WHAT IS NEEDED: Where a line contains the word "React", copy that line in full.

GIVEN INFORMATION:
----
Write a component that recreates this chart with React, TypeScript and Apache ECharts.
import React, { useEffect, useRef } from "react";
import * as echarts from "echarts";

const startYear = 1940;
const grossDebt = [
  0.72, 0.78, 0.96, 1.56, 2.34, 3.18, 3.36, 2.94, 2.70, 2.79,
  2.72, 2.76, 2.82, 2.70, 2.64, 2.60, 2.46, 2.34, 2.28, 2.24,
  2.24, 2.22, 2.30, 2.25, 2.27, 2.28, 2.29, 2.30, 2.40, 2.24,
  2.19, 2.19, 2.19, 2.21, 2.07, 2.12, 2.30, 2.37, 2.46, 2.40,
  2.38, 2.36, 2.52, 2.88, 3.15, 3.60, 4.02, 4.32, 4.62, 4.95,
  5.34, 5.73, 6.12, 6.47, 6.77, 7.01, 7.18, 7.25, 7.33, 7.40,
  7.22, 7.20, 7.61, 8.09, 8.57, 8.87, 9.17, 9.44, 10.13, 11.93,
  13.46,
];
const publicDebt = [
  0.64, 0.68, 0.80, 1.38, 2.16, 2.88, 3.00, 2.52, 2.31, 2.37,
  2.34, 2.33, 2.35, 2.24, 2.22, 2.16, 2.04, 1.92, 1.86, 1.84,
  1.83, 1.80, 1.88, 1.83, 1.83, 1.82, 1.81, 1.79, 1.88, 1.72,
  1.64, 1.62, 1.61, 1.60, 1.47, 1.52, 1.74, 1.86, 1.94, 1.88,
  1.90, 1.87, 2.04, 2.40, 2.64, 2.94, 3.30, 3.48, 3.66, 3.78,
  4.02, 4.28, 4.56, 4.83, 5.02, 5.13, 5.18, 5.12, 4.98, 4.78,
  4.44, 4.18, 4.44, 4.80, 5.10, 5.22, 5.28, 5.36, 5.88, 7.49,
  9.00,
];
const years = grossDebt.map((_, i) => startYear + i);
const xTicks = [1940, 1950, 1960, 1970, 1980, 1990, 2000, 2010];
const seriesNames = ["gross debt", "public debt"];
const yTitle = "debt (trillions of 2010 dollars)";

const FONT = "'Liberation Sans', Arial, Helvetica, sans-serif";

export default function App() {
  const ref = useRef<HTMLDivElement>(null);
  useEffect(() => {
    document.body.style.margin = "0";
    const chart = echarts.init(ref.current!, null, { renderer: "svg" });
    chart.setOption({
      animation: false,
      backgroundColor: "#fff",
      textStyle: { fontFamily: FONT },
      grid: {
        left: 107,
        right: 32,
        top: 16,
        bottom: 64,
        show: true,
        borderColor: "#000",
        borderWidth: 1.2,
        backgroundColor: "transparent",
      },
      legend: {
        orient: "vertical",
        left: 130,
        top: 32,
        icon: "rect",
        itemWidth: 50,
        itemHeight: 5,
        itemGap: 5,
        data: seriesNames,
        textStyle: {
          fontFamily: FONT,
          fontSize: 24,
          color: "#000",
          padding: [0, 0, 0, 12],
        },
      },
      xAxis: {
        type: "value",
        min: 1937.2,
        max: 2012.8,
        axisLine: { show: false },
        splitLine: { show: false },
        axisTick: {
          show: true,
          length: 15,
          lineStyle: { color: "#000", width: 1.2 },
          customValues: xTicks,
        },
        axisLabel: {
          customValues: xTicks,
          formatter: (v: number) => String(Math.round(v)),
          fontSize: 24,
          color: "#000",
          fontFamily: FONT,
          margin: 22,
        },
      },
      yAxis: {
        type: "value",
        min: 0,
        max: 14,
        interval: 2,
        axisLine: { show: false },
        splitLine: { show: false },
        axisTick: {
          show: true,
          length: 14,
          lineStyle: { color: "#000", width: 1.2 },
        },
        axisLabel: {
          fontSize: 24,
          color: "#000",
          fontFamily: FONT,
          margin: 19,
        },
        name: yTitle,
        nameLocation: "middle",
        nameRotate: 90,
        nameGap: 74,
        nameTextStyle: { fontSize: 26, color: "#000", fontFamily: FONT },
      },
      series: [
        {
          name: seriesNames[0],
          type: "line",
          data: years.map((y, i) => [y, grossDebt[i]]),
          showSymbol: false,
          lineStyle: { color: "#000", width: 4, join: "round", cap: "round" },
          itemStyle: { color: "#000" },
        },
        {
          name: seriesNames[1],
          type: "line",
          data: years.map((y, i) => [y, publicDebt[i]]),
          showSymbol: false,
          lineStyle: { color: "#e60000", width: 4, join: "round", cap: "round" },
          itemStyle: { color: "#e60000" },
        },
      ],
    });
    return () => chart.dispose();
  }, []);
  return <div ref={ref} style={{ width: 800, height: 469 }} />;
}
----
PROBLEM SOLUTION:
Write a component that recreates this chart with React, TypeScript and Apache ECharts.
import React, { useEffect, useRef } from "react";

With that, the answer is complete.